2019年で没後20年を迎え、今なお多くのファンに愛されるプロレスラー、ジャイアント馬場の人生と活躍を描いたマンガが『ジャイアント台風』です。恵まれた体格を武器に、強敵ぞろいのアメリカでレスラーとしての道を切り開いていく物語は、原作者による「創作」を交えつつ、読者をプロレスの世界に引き込んでいきます。

希代のレスラーの活躍、きめ細かく描く

『ジャイアント台風』第1巻(グループ・ゼロ)
『ジャイアント台風』第1巻(グループ・ゼロ)

 1953年に『日本のプロレスの父』である力道山の手によって設立され、第二次大戦後の我が国で一大ブームを巻き起こした「日本プロレス」。まだまだ敗戦ムードが漂うなか、「空手チョップ』をふるい、外国人レスラーを痛快になぎ倒した力道山の活躍が当時の日本人に勇気と希望を与えたことは想像に難しくありません。

 その「日本プロレス」が力道山没後に第二次ブームを起こすキッカケとなった作品が、1968~1971年にかけて講談社「ぼくら」、「週刊ぼくらマガジン」、そして「少年マガジン」で連載された名作『タイガーマスク』(作:梶原一騎 画:辻なおき)と、今回で紹介する『ジャイアント台風』(作・画ともにタイガーマスクと同様、当時の作者名義は高森朝雄)ではないでしょうか?
 
 1963年12月15日に暴漢に刺された力道山が逝去し、日本プロレスは「豊登」エース時代に移行。その豊登が公金の横領などの理由で同団体を追放された後、アントニオ猪木とともに「東京プロレス」を設立し、それが崩壊した後に猪木が日本プロレスに復帰することでジャイアント馬場と伝説のタッグチーム、「B・I砲」を結成して一時代を築くのですが、当時の日本プロレス内の「格」はあくまでもジャイアント馬場が圧倒的に上。そのことは現在でも『ジャイアント台風』を読めば、まざまざと伝わるものとなっています。
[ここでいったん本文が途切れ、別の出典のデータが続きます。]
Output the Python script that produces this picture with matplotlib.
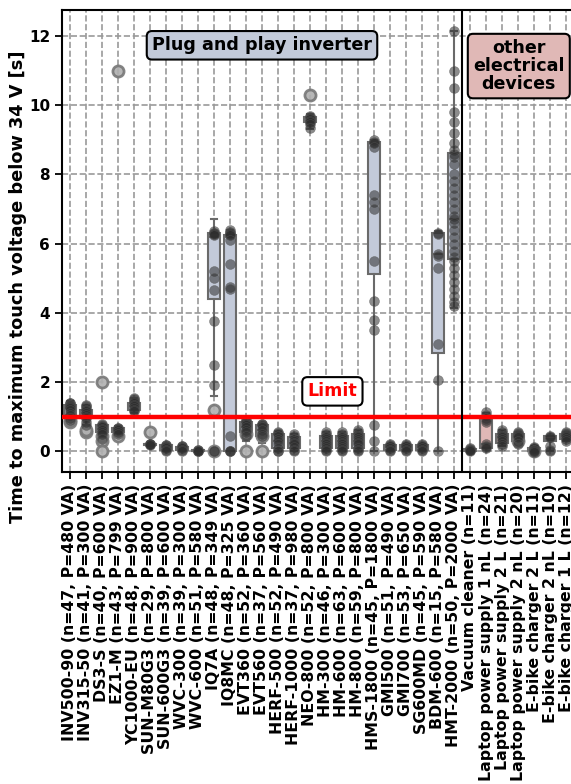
import numpy as np
import matplotlib
matplotlib.use("Agg")
import matplotlib.pyplot as plt

# device labels
labels = ['INV500-90 (n=47, P=480 VA)', 'INV315-50 (n=41, P=300 VA)', 'DS3-S (n=40, P=600 VA)',
          'EZ1-M (n=43, P=799 VA)', 'YC1000-EU (n=48, P=900 VA)', 'SUN-M80G3 (n=29, P=800 VA)',
          'SUN-600G3 (n=39, P=600 VA)', 'WVC-300 (n=39, P=300 VA)', 'WVC-600 (n=51, P=580 VA)',
          'IQ7A (n=48, P=349 VA)', 'IQ8MC (n=48, P=325 VA)', 'EVT360 (n=52, P=360 VA)',
          'EVT560 (n=37, P=560 VA)', 'HERF-500 (n=52, P=490 VA)', 'HERF-1000 (n=37, P=980 VA)',
          'NEO-800 (n=52, P=800 VA)', 'HM-300 (n=46, P=300 VA)', 'HM-600 (n=63, P=600 VA)',
          'HM-800 (n=59, P=800 VA)', 'HMS-1800 (n=45, P=1800 VA)', 'GMI500 (n=51, P=490 VA)',
          'GMI700 (n=53, P=650 VA)', 'SG600MD (n=45, P=590 VA)', 'BDM-600 (n=15, P=580 VA)',
          'HMT-2000 (n=50, P=2000 VA)', 'Vacuum cleaner (n=11)', 'Laptop power supply 1 nL (n=24)',
          'Laptop power supply 2 L (n=21)', 'Laptop power supply 2 nL (n=20)',
          'E-bike charger 2 L (n=11)', 'E-bike charger 2 nL (n=10)', 'E-bike charger 1 L (n=12)']
n_inverter = 25

# box statistics: q1, median, q3, lower whisker, upper whisker
q1 = [1.05, 0.95, 0.55, 0.55, 1.2, 0.18, 0.05, 0.03, 0.0, 4.4, 0.0, 0.55, 0.45, 0.1, 0.1, 9.5,
      0.1, 0.1, 0.1, 5.13, 0.05, 0.05, 0.05, 2.85, 5.55, 0.02, 0.1, 0.25, 0.3, 0.0, 0.3, 0.35]
med = [1.25, 1.1, 0.65, 0.62, 1.3, 0.2, 0.12, 0.08, 0.02, 6.2, 6.2, 0.7, 0.6, 0.3, 0.25, 9.55,
       0.3, 0.3, 0.3, 8.9, 0.12, 0.12, 0.12, 5.7, 6.7, 0.04, 0.2, 0.4, 0.45, 0.05, 0.35, 0.45]
q3 = [1.35, 1.2, 0.75, 0.68, 1.4, 0.22, 0.17, 0.13, 0.04, 6.3, 6.25, 0.85, 0.75, 0.5, 0.4, 9.65,
      0.45, 0.45, 0.5, 8.95, 0.17, 0.17, 0.17, 6.3, 8.63, 0.06, 0.95, 0.5, 0.5, 0.1, 0.45, 0.5]
wlo = [0.95, 0.75, 0.5, 0.5, 1.1, 0.15, 0.0, 0.0, 0.0, 1.6, 0.0, 0.3, 0.25, 0.0, 0.0, 9.3,
       0.0, 0.0, 0.0, 0.0, 0.0, 0.0, 0.0, 0.0, 4.15, 0.0, 0.1, 0.15, 0.2, -0.05, 0.0, 0.3]
whi = [1.45, 1.35, 0.8, 0.72, 1.55, 0.25, 0.2, 0.17, 0.06, 6.7, 6.4, 0.95, 0.8, 0.58, 0.5, 9.75,
       0.55, 0.55, 0.6, 9.0, 0.22, 0.22, 0.22, 6.35, 12.15, 0.08, 1.1, 0.6, 0.55, 0.15, 0.45, 0.55]
fliers = [[0.85, 0.9], [0.55, 0.6], [2.0, 0.45, 0.3, 0.0], [11.0, 0.45], [], [0.55], [], [], [],
          [1.2, 0.0], [], [0.0, 0.5], [0.0, 0.45], [], [], [10.3], [], [], [], [], [], [], [],
          [], [], [], [], [], [0.3], [0.0], [], []]

# measured points
points = [
    [1.4, 1.38, 1.35, 1.33, 1.3, 1.28, 1.25, 1.2, 1.1, 1.05, 0.95, 0.9],
    [1.35, 1.3, 1.25, 1.2, 1.15, 1.1, 1.05, 1.0, 0.95, 0.85, 0.75],
    [0.78, 0.76, 0.74, 0.7, 0.65, 0.6, 0.55, 0.5, 0.35],
    [0.68, 0.66, 0.65, 0.63, 0.6, 0.55, 0.5],
    [1.55, 1.5, 1.45, 1.42, 1.38, 1.35, 1.3, 1.25, 1.2, 1.15],
    [0.22, 0.21, 0.2, 0.2, 0.19],
    [0.18, 0.17, 0.16, 0.12, 0.08, 0.03, 0.0],
    [0.16, 0.15, 0.12, 0.08, 0.04, 0.0],
    [0.04, 0.03, 0.02, 0.01, 0.0],
    [6.35, 6.32, 6.3, 6.28, 6.25, 5.2, 5.0, 4.65, 3.75, 2.5, 1.9, 0.0, 0.0],
    [6.38, 6.33, 6.3, 6.28, 6.25, 6.1, 5.4, 4.75, 4.7, 0.45, 0.0, 0.0, 0.0],
    [0.9, 0.88, 0.85, 0.8, 0.75, 0.7, 0.62, 0.55, 0.45],
    [0.8, 0.78, 0.75, 0.7, 0.6, 0.5, 0.45],
    [0.55, 0.52, 0.5, 0.45, 0.35, 0.3, 0.2, 0.1, 0.02, 0.0],
    [0.5, 0.45, 0.35, 0.3, 0.25, 0.2, 0.12, 0.05, 0.0],
    [9.7, 9.65, 9.62, 9.6, 9.55, 9.5, 9.45, 9.35],
    [0.55, 0.5, 0.45, 0.4, 0.35, 0.3, 0.25, 0.2, 0.15, 0.1, 0.05, 0.0],
    [0.55, 0.5, 0.45, 0.4, 0.35, 0.3, 0.25, 0.2, 0.15, 0.1, 0.05, 0.0],
    [0.6, 0.55, 0.5, 0.45, 0.4, 0.35, 0.3, 0.25, 0.2, 0.1, 0.05, 0.0],
    [8.98, 8.95, 8.92, 8.8, 7.4, 7.2, 7.0, 5.5, 4.35, 3.8, 3.5, 0.75, 0.3, 0.0],
    [0.2, 0.18, 0.16, 0.14, 0.1, 0.05, 0.0],
    [0.2, 0.18, 0.16, 0.14, 0.1, 0.05, 0.0],
    [0.2, 0.18, 0.16, 0.14, 0.1, 0.05, 0.0],
    [6.3, 6.28, 5.7, 5.65, 5.3, 3.1, 2.05, 0.0],
    [12.15, 11.0, 10.5, 9.8, 9.5, 9.2, 8.9, 8.7, 8.6, 8.5, 8.3, 8.0, 7.8, 7.6, 7.4, 7.2, 7.0,
     6.8, 6.7, 6.6, 6.4, 6.2, 6.0, 5.8, 5.6, 5.5, 5.3, 5.1, 4.9, 4.7, 4.5, 4.3, 4.2],
    [0.08, 0.06, 0.05, 0.04, 0.03, 0.02],
    [1.12, 1.05, 0.95, 0.9, 0.85, 0.2, 0.15, 0.12, 0.1],
    [0.6, 0.55, 0.5, 0.45, 0.4, 0.35, 0.3, 0.2, 0.15],
    [0.55, 0.52, 0.5, 0.48, 0.45, 0.4, 0.3, 0.2],
    [0.12, 0.1, 0.08, 0.05, 0.03, 0.0, -0.03],
    [0.45, 0.42, 0.4, 0.15, 0.05, 0.0],
    [0.55, 0.52, 0.5, 0.48, 0.45, 0.4, 0.35, 0.3],
]

limit = 1.0

fig = plt.figure(figsize=(5.71, 7.84), dpi=100)
ax = fig.add_axes([62 / 571, 1 - 472 / 784, 512 / 571, 462 / 784])

stats = []
for i in range(len(labels)):
    stats.append(dict(q1=q1[i], med=med[i], q3=q3[i], whislo=wlo[i], whishi=whi[i],
                      fliers=fliers[i]))
pos = np.arange(len(labels))
bp = ax.bxp(stats, positions=pos, widths=0.8, patch_artist=True,
            boxprops=dict(edgecolor='#6a6a6a', linewidth=1.5),
            whiskerprops=dict(color='#6a6a6a', linewidth=1.5),
            capprops=dict(color='#6a6a6a', linewidth=1.5),
            medianprops=dict(color='#6a6a6a', linewidth=1.5),
            flierprops=dict(marker='o', markerfacecolor='#b0b0b0', markeredgecolor='#777777',
                            markersize=8, markeredgewidth=2, alpha=0.9))
for i, b in enumerate(bp['boxes']):
    b.set_facecolor('#c3cad9' if i < n_inverter else '#e0b8b6')
# caps narrower like seaborn
for c in bp['caps']:
    xd = c.get_xdata()
    m = (xd[0] + xd[1]) / 2
    c.set_xdata([m - 0.2, m + 0.2])

for i, p in enumerate(points):
    ax.scatter(np.full(len(p), pos[i]), p, s=50, color='#2e2e2e', alpha=0.55,
               edgecolors='#555555', linewidths=0.5, zorder=3)

ax.axhline(limit, color='red', linewidth=3.2, zorder=4)
ax.axvline(n_inverter - 0.5, color='black', linewidth=1.5, zorder=4)

ax.set_xlim(-0.5, len(labels) - 0.5)
ax.set_ylim(-0.6, 12.75)
ax.set_yticks([0, 2, 4, 6, 8, 10, 12])
ax.set_xticks(pos)
ax.set_xticklabels(labels, rotation=90, fontweight='bold', fontsize=11.3)
for t in ax.get_yticklabels():
    t.set_fontweight('bold')
    t.set_fontsize(11)
ax.tick_params(direction='out', length=5, width=1.3)
ax.set_ylabel('Time to maximum touch voltage below 34 V [s]', fontweight='bold', fontsize=12.8)
ax.yaxis.set_label_coords(-0.068, 0.40)
ax.grid(True, linestyle='--', color='#999999', linewidth=1.2)
ax.set_axisbelow(True)
for s in ax.spines.values():
    s.set_linewidth(1.5)

ax.text(12.0, 11.73, 'Plug and play inverter', ha='center', va='center', fontsize=12.6,
        fontweight='bold', zorder=6,
        bbox=dict(boxstyle='round,pad=0.3', facecolor='#c3cad9', edgecolor='black', linewidth=1.5))
ax.text(28.05, 11.13, 'other\nelectrical\ndevices', ha='center', va='center', fontsize=12.6,
        fontweight='bold', linespacing=1.0, zorder=6,
        bbox=dict(boxstyle='round,pad=0.3', facecolor='#e0b8b6', edgecolor='black', linewidth=1.5))
ax.text(16.4, 1.73, 'Limit', ha='center', va='center', fontsize=12.6, fontweight='bold',
        color='red', zorder=6,
        bbox=dict(boxstyle='round,pad=0.3', facecolor='white', edgecolor='black', linewidth=1.5))

fig.savefig('out.png', dpi=100)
 後のマンガ作品『プロレススーパースター列伝』(作:梶原一騎 画:原田久仁信)の「なつかしのB・I砲編」(1981年に週刊少年サンデーで連載)では、あくまでもアントニオ猪木がストーリーの中心となっていましたが、『タイガーマスク』と同時期に少年キング(少年画報社)で連載された『ジャイアント台風』は、いうまでもなく馬場が主役。

 しかも全12巻にわたってキメ細かく希代のレスラーであるジャイアント馬場の活躍が描かれており、アラフィフ世代の筆者にとっても自分が生まれる以前のプロレス界の流れや、当時のプロレスラーたちの怪物ぶりを深く教えてくれる内容となっています。